NHK未解決事件新シリーズFile.02は「北朝鮮による拉致事件」。10月18日に放送。
これを聞いてちょっと意外だった。未解決事件って犯人も目的もわかってない事件の真相を追うシリーズだと思ったから。でも、拉致被害者が家族のいる実家に半世紀経とうとしてるのに帰れないという状況は未解決と言っていいに違いない。
まずドラマパート。日本国内で工作活動に暗躍する北朝鮮のスパイたちを追う外事警察の刑事と幹部たち。高良健吾、沢村一樹、榎木孝明といったキャストで重厚に。
まだ誰も北朝鮮が日本国内で国家の主権を侵害するスパイ工作活動をしてるなんて信じてない時代。外事警察はかなり早くから事件に深く接近していた。北朝鮮協力者の尾行やマークなど、地味に神経をすり減らす長い長い苦闘の日々。
相次ぐアベック失踪事件は北朝鮮による拉致…という可能性を報じたのは産経新聞だけ。信じられるのは産経だけ。他の大手マスコミは完全スルー。
その責任は重大だが、当時の日本の雰囲気と戦後の平和な社会で育った人々に、まさか外国勢力が日本で人権を蹂躙するような事件を起こしていたとはとても信じられなかったのも仕方ないかもしれない。
一方、柏崎の海岸で恋人といっしょに拉致された蓮池薫さん役は田中俊介。北朝鮮での日々が描かれる。蓮池さんの奥さんを演じた人がすごくリアルにそっくりで驚く。
蓮池さんや曽我さんが生還できたおかげで、こういったドラマの細部が描けてる。北朝鮮工作員チェ・スンチョルを演じたのは大倉孝二。いい意味で見ていて腹の立つ軽薄さとバカ演技で感心。
沢村さんと榎木さんが…というシーンはどうしたって新旧の浅見光彦!って思ってしまったw
いやもう見ていてイライラする。
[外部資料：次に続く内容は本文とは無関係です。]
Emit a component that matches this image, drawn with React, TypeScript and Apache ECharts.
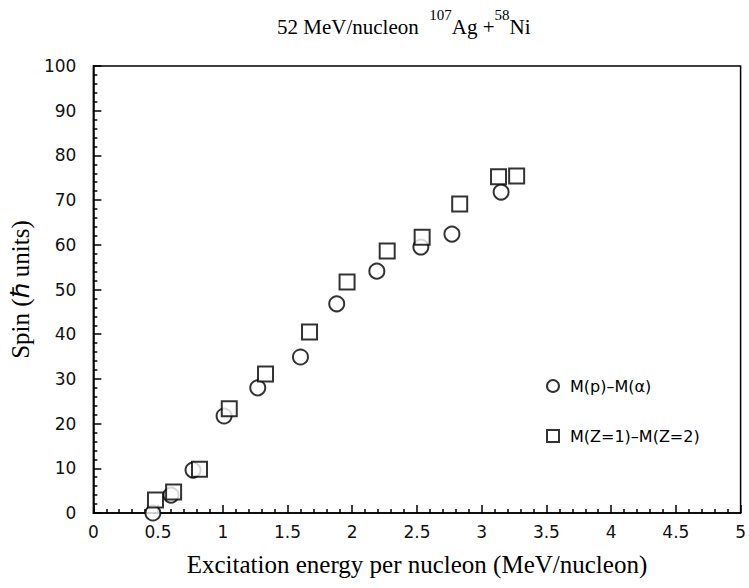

関係個所の家宅捜索が政治側からストップがかかるとか、現場の刑事たちはやりきれない。
東京高等検察庁の偉い人の冷たさと関心のなさが酷い。軍事政権下だった韓国当局と捜査と証拠集めで協力するなんて無理。すぐ「難しい」とか言い訳してやるべきことをやらない。なのに偉そう。こいつらは実名を出して描くべきだった。
辛光洙事件、大韓航空機爆破事件から事件はつぎつぎと明らかになっていく。だが、それでも事件の気の遠くなるような解決に向けた進展の遅さに呆れる。もっとどうにかならなかったのか。
ドキュメンタリーパートも見た。
北朝鮮に交渉の現場で拉致事件の話を出すと怒りだして席を立つとか何なの。後に金正日が事実を認めて5人帰国させたのはなんなの。国と国との真剣な話し合いのテーブルで嘘つきって恥ずかしくないの。
金丸と田辺が訪朝するタイミングでの警察への介入があったに決まってる。
家族会の親たちで最後の生き残りになってしまった横田早紀江さんの「こんな人生もう二度と嫌」って聞いた瞬間に固まるほど衝撃的につらい。
拉致被害者の中で、今で言う闇バイト感覚で北朝鮮に渡った人はたぶんほんのわずか。900人近くに上る人々のほとんどがなんの落ち度もなく暴力的に連れ去られた。拉致被害者全員の奪還のためにはイスラエルがガザにやったようにしないかぎりムリかもしれない。
もう北朝鮮に35年間の植民地支配の賠償なんて考えなくていい。これでチャラ。